Im Haus der Bildung in Bonn Nora Bossong liest aus ihrem Roman „Schutzzone“

Bonn · In den Rezensionen zu Nora Bossongs aktuellem Roman „Schutzzone“ tauchte der Vorwurf auf, durch ihre Geschichte ziehe sich vor allem – die Hoffnungslosigkeit. Darauf angesprochen, konterte die Autorin während ihrer Lesung in Bonn.

 Insiderin: Nora Bossong mit Thomas Weiler im Haus der Bildung.

Insiderin: Nora Bossong mit Thomas Weiler im Haus der Bildung.

Foto: Meike Böschemeyer

„Es gibt einen Unterschied zwischen Hoffnungslosigkeit und Desillusionierung. Und desillusionierend ist das Buch. So wie es auch Momente der Hoffnung gibt.“

Eingeladen vom Bonner Literaturhaus, stellt die 1982 in Bremen geborene Schriftstellerin im Haus der Bildung ihr neues Werk vor, das auf der Longlist zum Deutschen Buchpreis stand. Im Gespräch mit Thomas Weiler, Vorsitzender der Deutschen Gesellschaft für die Vereinten Nationen in NRW, berichtet Bossong von ihren Impulsen, sich in Prosaform mit den „United Nations“ zu beschäftigen. „Die Vereinten Nationen waren schon immer eine Institution, die mich fasziniert hat“, sagt die Autorin, die auch als kluge Essayistin und Lyrikerin in Erscheinung getreten ist. „Vom Grundgedanken her eine wundervolle Einrichtung, aber wenn man in die Nahaufnahme geht, dann merkt man, wo es überall knirscht und knackt.“

Die Protagonistin Mira arbeitet nach Stationen bei den UN in New York und Burundi im UN-Büro in Genf, wo sie Berichte über Krisenregionen und Friedensmissionen verfasst und zwischen verfeindeten Staatsvertretern zu vermitteln sucht. Auf einem Empfang trifft sie Milan wieder, mit dem sie nach der Trennung ihrer Eltern für einige Monate zusammen lebte. Ein Wiedersehen, das Mira zugleich inspiriert wie irritiert. Als ihre Rolle bei der Aufarbeitung des Völkermordes in Burundi in den 1990er Jahren in Frage gestellt wird, gerät Miras Souveränität ins Wanken – und auch ihr Glaube, sie könne von außen eingreifen, ohne sich selbst schuldig zu machen.

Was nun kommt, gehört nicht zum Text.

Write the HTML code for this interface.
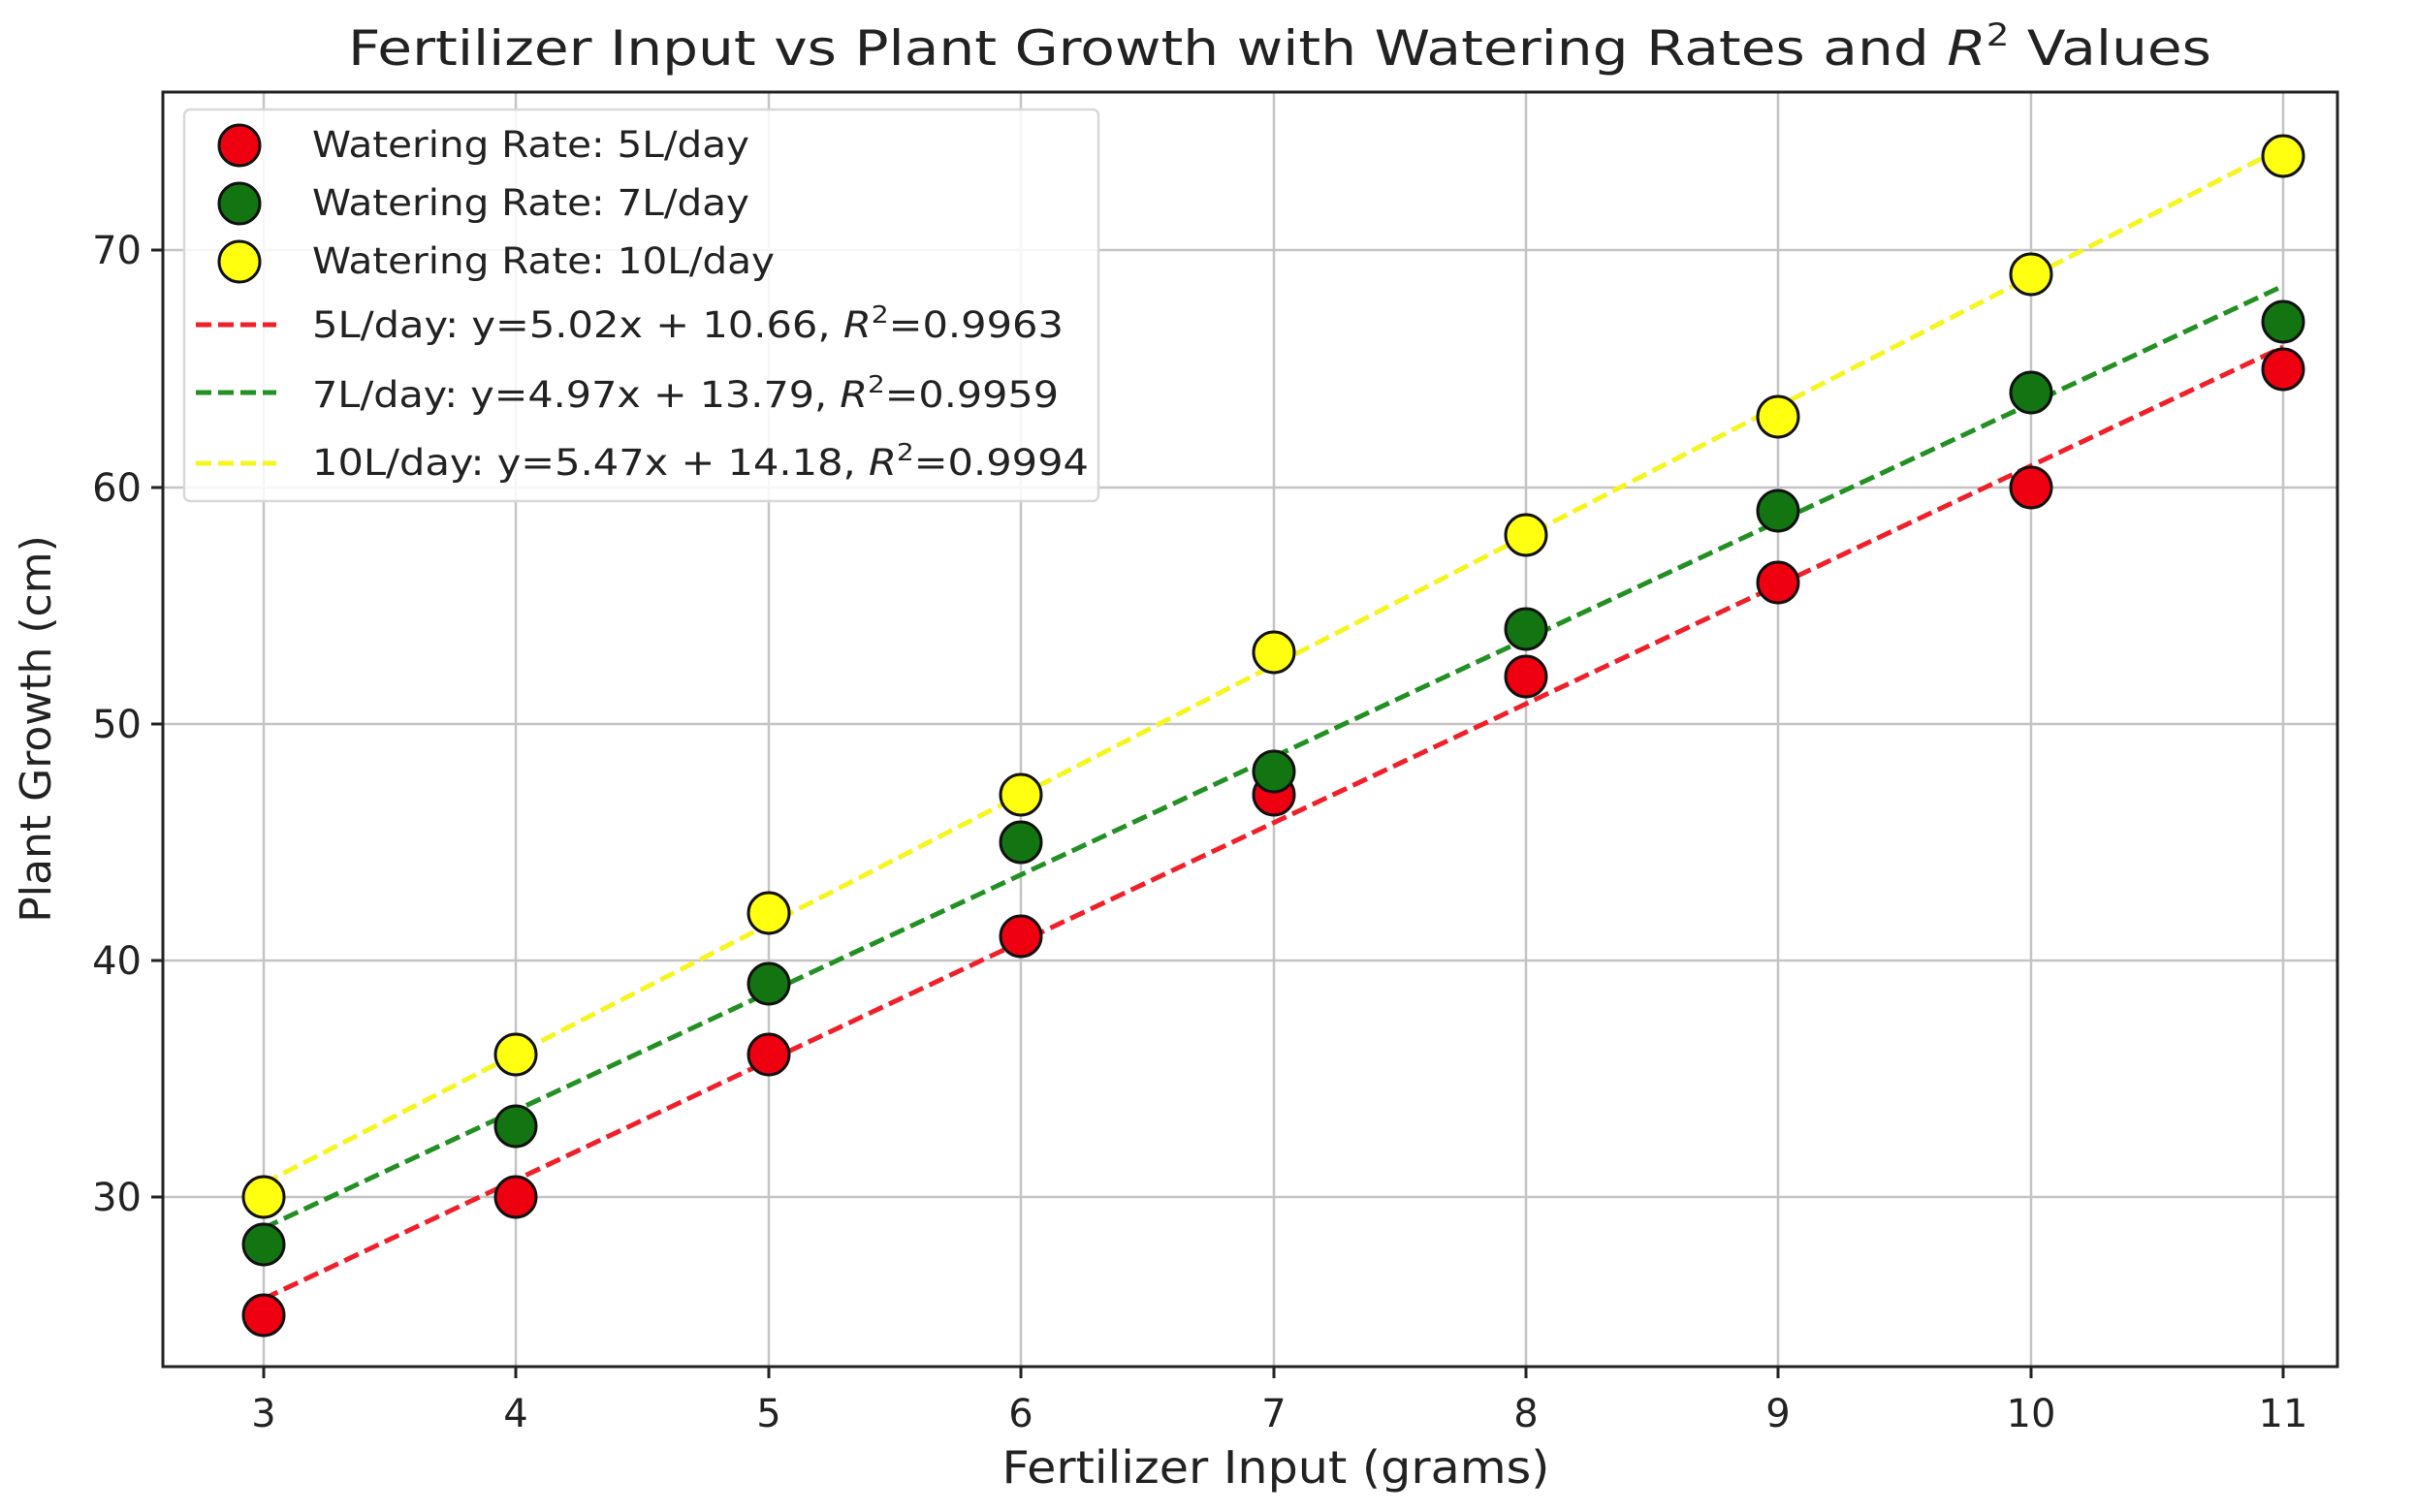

„Ruanda 1994 war der Punkt, an dem die Vereinten Nationen komplett zusammengeklappt sind“, sagt Nora Bossong im Haus der Bildung. „Die Tragik des Scheiterns hat bei einer solchen Institution eine ganz andere Dimension als zum Beispiel bei gescheiterten Tarifverhandlungen.“

Auf der politischen Bühne

Sie habe keinen „rein politischen Thesenroman“ im Sinn gehabt, sondern die Frage, wie „die betroffenen Menschen jeweils mit ihrer Arbeit umgehen“. Wie sie die Schnittstellen zwischen privaten Beziehungen und der großen politischen Bühne gestaltet hat, ist bestechend.

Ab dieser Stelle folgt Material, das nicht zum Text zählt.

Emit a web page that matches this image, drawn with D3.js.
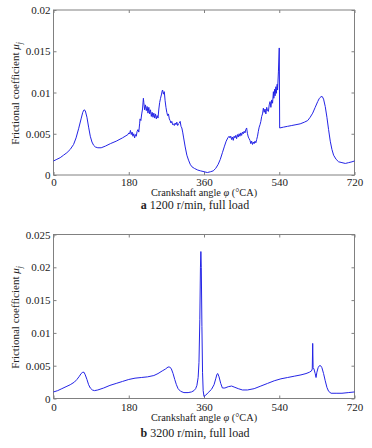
<!DOCTYPE html>
<html>
<head>
<meta charset="utf-8">
<script src="https://cdn.jsdelivr.net/npm/d3@7.9.0/dist/d3.min.js"></script>
<style>
  body { margin: 0; background: #fff; }
  svg { display: block; }
  text { font-family: "Liberation Serif", "Times New Roman", serif; fill: #222; }
  .tick line { stroke: #808080; }
</style>
</head>
<body>
<svg width="372" height="448"></svg>
<script>
// tick values shared by both panels
const angleTicks = [0, 180, 360, 540, 720];
const muTicksA = [0, 0.005, 0.01, 0.015, 0.02];
const muLabelsA = ['0', '0.005', '0.01', '0.015', '0.02'];
const muTicksB = [0, 0.005, 0.01, 0.015, 0.02, 0.025];
const muLabelsB = ['0', '0.005', '0.01', '0.015', '0.02', '0.025'];

// (a) 1200 r/min, full load
const angleA = [0, 8, 16, 24, 32, 40, 48, 54, 60, 66, 70, 73, 76, 80, 84, 88, 92, 96, 100, 106, 114, 124, 136, 150, 165, 178,
  180, 182, 184, 186, 188, 190, 192, 194, 196, 198, 200, 202, 204, 206, 207, 209, 211, 213, 215, 216, 218, 220, 222, 224,
  226, 228, 230, 232, 234, 236, 238, 240, 242, 244, 246, 248, 250, 252, 254, 256, 258, 260, 261, 263, 265, 267, 269, 271,
  273, 275, 277, 279, 281, 283, 285, 287, 289, 291, 293, 295, 297, 299, 301, 303, 305, 307, 309, 311, 315, 319, 323, 327,
  331, 337, 345, 352, 360, 368, 376, 382, 388, 394, 399, 404, 409, 413, 417, 420,
  422, 424, 426, 428, 430, 432, 434, 436, 438, 440, 442, 444, 446, 448, 450, 452, 454, 456, 458, 460, 462, 464, 466, 468,
  470, 472, 474, 476, 478, 480, 482, 484, 486, 488, 490, 492, 494, 496, 498, 500, 502, 504, 506, 508, 510, 512, 514, 516,
  518, 520, 522, 524, 526, 527, 529, 530, 532, 533, 535, 536, 538, 540, 541, 550, 560, 570, 580, 590, 600, 608, 614, 620,
  626, 632, 636, 640, 643, 646, 650, 654, 658, 662, 666, 670, 676, 682, 690, 698, 706, 714, 720];
const muA = [0.0017, 0.0019, 0.0021, 0.0024, 0.0027, 0.0031, 0.0037, 0.0045, 0.0056, 0.0068, 0.0076, 0.0079, 0.0078, 0.0070,
  0.0058, 0.0047, 0.0040, 0.0036, 0.0034, 0.0033, 0.0033, 0.0035, 0.0038, 0.0041, 0.0045, 0.0049,
  0.0051, 0.0050, 0.0054, 0.0049, 0.0052, 0.0047, 0.0050, 0.0045, 0.0049, 0.0047, 0.0053, 0.0055, 0.0052, 0.0062, 0.0068,
  0.0066, 0.0074, 0.0080, 0.0093, 0.0088, 0.0079, 0.0085, 0.0078, 0.0083, 0.0075, 0.0082, 0.0074, 0.0079, 0.0071, 0.0076,
  0.0070, 0.0075, 0.0069, 0.0074, 0.0068, 0.0072, 0.0069, 0.0080, 0.0088, 0.0093, 0.0097, 0.0102, 0.0103, 0.0098, 0.0101,
  0.0090, 0.0082, 0.0076, 0.0072, 0.0074, 0.0068, 0.0066, 0.0063, 0.0065, 0.0061, 0.0062, 0.0060, 0.0063, 0.0061, 0.0064,
  0.0060, 0.0062, 0.0063, 0.0065, 0.0059, 0.0057, 0.0052, 0.0046, 0.0034, 0.0024, 0.0018, 0.0013, 0.0010, 0.0008, 0.0006,
  0.0005, 0.0004, 0.0003, 0.0004, 0.0005, 0.0008, 0.0013, 0.0019, 0.0027, 0.0035, 0.0041, 0.0045, 0.0047,
  0.0045, 0.0047, 0.0043, 0.0046, 0.0042, 0.0047, 0.0045, 0.0048, 0.0044, 0.0049, 0.0046, 0.0050, 0.0047, 0.0051, 0.0048,
  0.0052, 0.0050, 0.0053, 0.0051, 0.0055, 0.0057, 0.0050, 0.0046, 0.0044, 0.0042, 0.0038, 0.0041, 0.0037, 0.0040, 0.0038,
  0.0041, 0.0039, 0.0043, 0.0047, 0.0053, 0.0058, 0.0061, 0.0065, 0.0071, 0.0074, 0.0081, 0.0076, 0.0080, 0.0074, 0.0082,
  0.0078, 0.0077, 0.0085, 0.0089, 0.0082, 0.0091, 0.0087, 0.0101, 0.0093, 0.0104, 0.0096, 0.0107, 0.0099, 0.0110, 0.0103,
  0.0125, 0.0154, 0.0057, 0.0058, 0.0059, 0.0060, 0.0061, 0.0062, 0.0064, 0.0066, 0.0070, 0.0075, 0.0082, 0.0089, 0.0093,
  0.0095, 0.0095, 0.0092, 0.0083, 0.0070, 0.0055, 0.0041, 0.0031, 0.0024, 0.0019, 0.0016, 0.0015, 0.0014, 0.0015, 0.0016,
  0.0017];

// (b) 3200 r/min, full load
const angleB = [0, 10, 20, 30, 40, 50, 56, 62, 66, 70, 73, 76, 80, 84, 88, 93, 98, 106, 120, 135, 150, 165, 180, 195, 210,
  225, 240, 250, 260, 268, 274, 278, 282, 286, 290, 294, 298, 304, 312, 322, 330, 336, 340, 343, 346, 348, 350, 351.5,
  352.5, 353.5, 355, 356.5, 358, 360, 364, 370, 378, 384, 388, 391, 393, 396, 400, 404, 410, 418, 426, 434, 442, 452, 464,
  480, 496, 512, 528, 544, 560, 576, 592, 604, 612, 617, 619, 620, 621, 623, 626, 628, 630, 633, 636, 639, 642, 646, 650,
  654, 658, 664, 676, 690, 705, 720];
const muB = [0.0010, 0.0012, 0.0015, 0.0018, 0.0021, 0.0025, 0.0029, 0.0034, 0.0038, 0.0040, 0.0040, 0.0036, 0.0029,
  0.0021, 0.0016, 0.0013, 0.0012, 0.0013, 0.0016, 0.0020, 0.0023, 0.0026, 0.0029, 0.0031, 0.0032, 0.0033, 0.0035, 0.0038,
  0.0042, 0.0045, 0.0048, 0.0048, 0.0045, 0.0038, 0.0029, 0.0021, 0.0015, 0.0011, 0.0009, 0.0009, 0.0010, 0.0012, 0.0015,
  0.0020, 0.0032, 0.0055, 0.0120, 0.0200, 0.0224, 0.0200, 0.0110, 0.0040, 0.0012, 0.0003, 0.0005, 0.0009, 0.0014, 0.0021,
  0.0030, 0.0037, 0.0038, 0.0033, 0.0023, 0.0016, 0.0016, 0.0018, 0.0019, 0.0017, 0.0015, 0.0013, 0.0013, 0.0015, 0.0019,
  0.0023, 0.0027, 0.0030, 0.0032, 0.0034, 0.0036, 0.0038, 0.0040, 0.0042, 0.0045, 0.0084, 0.0047, 0.0045, 0.0038, 0.0032,
  0.0040, 0.0047, 0.0050, 0.0050, 0.0047, 0.0038, 0.0027, 0.0017, 0.0011, 0.0008, 0.0008, 0.0008, 0.0009, 0.0010];

const svg = d3.select('svg');
const serif = '"Liberation Serif", "Times New Roman", serif';
const left = 53.5, right = 354.5;

function drawPanel(p) {
  const x = d3.scaleLinear().domain([0, 720]).range([left, right]);
  const y = d3.scaleLinear().domain([0, p.yMax]).range([p.bottom, p.top]);
  const g = svg.append('g');

  const tidy = (a) => {
    a.select('.domain').remove();
    a.attr('font-family', serif).attr('font-size', 11);
    a.selectAll('text').attr('fill', '#222');
  };

  // ticks on all four sides, pointing inward
  g.append('g').attr('transform', `translate(0,${p.bottom})`)
    .call(d3.axisBottom(x).tickValues(angleTicks).tickSize(-3).tickPadding(p.xPad))
    .call(tidy);
  g.append('g').attr('transform', `translate(0,${p.top})`)
    .call(d3.axisTop(x).tickValues(angleTicks).tickSize(-3).tickFormat(''))
    .call(tidy);
  g.append('g').attr('transform', `translate(${left},0)`)
    .call(d3.axisLeft(y).tickValues(p.yTicks).tickSize(-3).tickPadding(3)
      .tickFormat((d, i) => p.yLabels[i]))
    .call(tidy);
  g.append('g').attr('transform', `translate(${right},0)`)
    .call(d3.axisRight(y).tickValues(p.yTicks).tickSize(-3).tickFormat(''))
    .call(tidy);

  g.append('rect')
    .attr('x', left).attr('y', p.top)
    .attr('width', right - left).attr('height', p.bottom - p.top)
    .attr('fill', 'none').attr('stroke', '#808080').attr('stroke-width', 1);

  const line = d3.line().x((d) => x(d[0])).y((d) => y(d[1]));
  g.append('path')
    .datum(p.xs.map((a, i) => [a, p.ys[i]]))
    .attr('d', line)
    .attr('fill', 'none')
    .attr('stroke', '#2424e6')
    .attr('stroke-width', 1)
    .attr('stroke-linejoin', 'round');

  // axis titles
  g.append('text')
    .attr('x', 204).attr('y', p.xLabelY)
    .attr('text-anchor', 'middle').attr('font-size', 10.3)
    .html('Crankshaft angle <tspan font-style="italic">φ</tspan> (°CA)');

  const yl = g.append('text')
    .attr('transform', `translate(19,${(p.top + p.bottom) / 2 + 1}) rotate(-90)`)
    .attr('text-anchor', 'middle').attr('font-size', 11);
  yl.append('tspan').text('Frictional coefficient  ');
  yl.append('tspan').attr('font-style', 'italic').text('μ');
  yl.append('tspan').attr('font-size', 7.5).attr('dy', 2.5).attr('font-style', 'italic').text('j');

  const cap = g.append('text')
    .attr('x', 195).attr('y', p.capY)
    .attr('text-anchor', 'middle').attr('font-size', 12);
  cap.append('tspan').attr('font-weight', 'bold').text(p.tag);
  cap.append('tspan').text(' ' + p.caption);
}

drawPanel({
  top: 10, bottom: 175, yMax: 0.02, yTicks: muTicksA, yLabels: muLabelsA,
  xs: angleA, ys: muA, xPad: 3, xLabelY: 196, capY: 208.5,
  tag: 'a', caption: '1200 r/min, full load'
});
drawPanel({
  top: 234.5, bottom: 398.5, yMax: 0.025, yTicks: muTicksB, yLabels: muLabelsB,
  xs: angleB, ys: muB, xPad: 4.5, xLabelY: 420.5, capY: 437,
  tag: 'b', caption: '3200 r/min, full load'
});
</script>
</body>
</html>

Wie es um die Vergangenheitsbewältigung nach dem Genozid in Ruanda bestellt ist, dazu hat Nora Bossong unlängst folgende Eindrücke vor Ort gewonnen: Dort werde gerade ein „Generationenwechsel propagiert“ – der „gesunde Menschenverstand“ wisse jedoch, dass jene „schrecklichen Erlebnisse“ nicht nach 25 Jahren überwunden seien.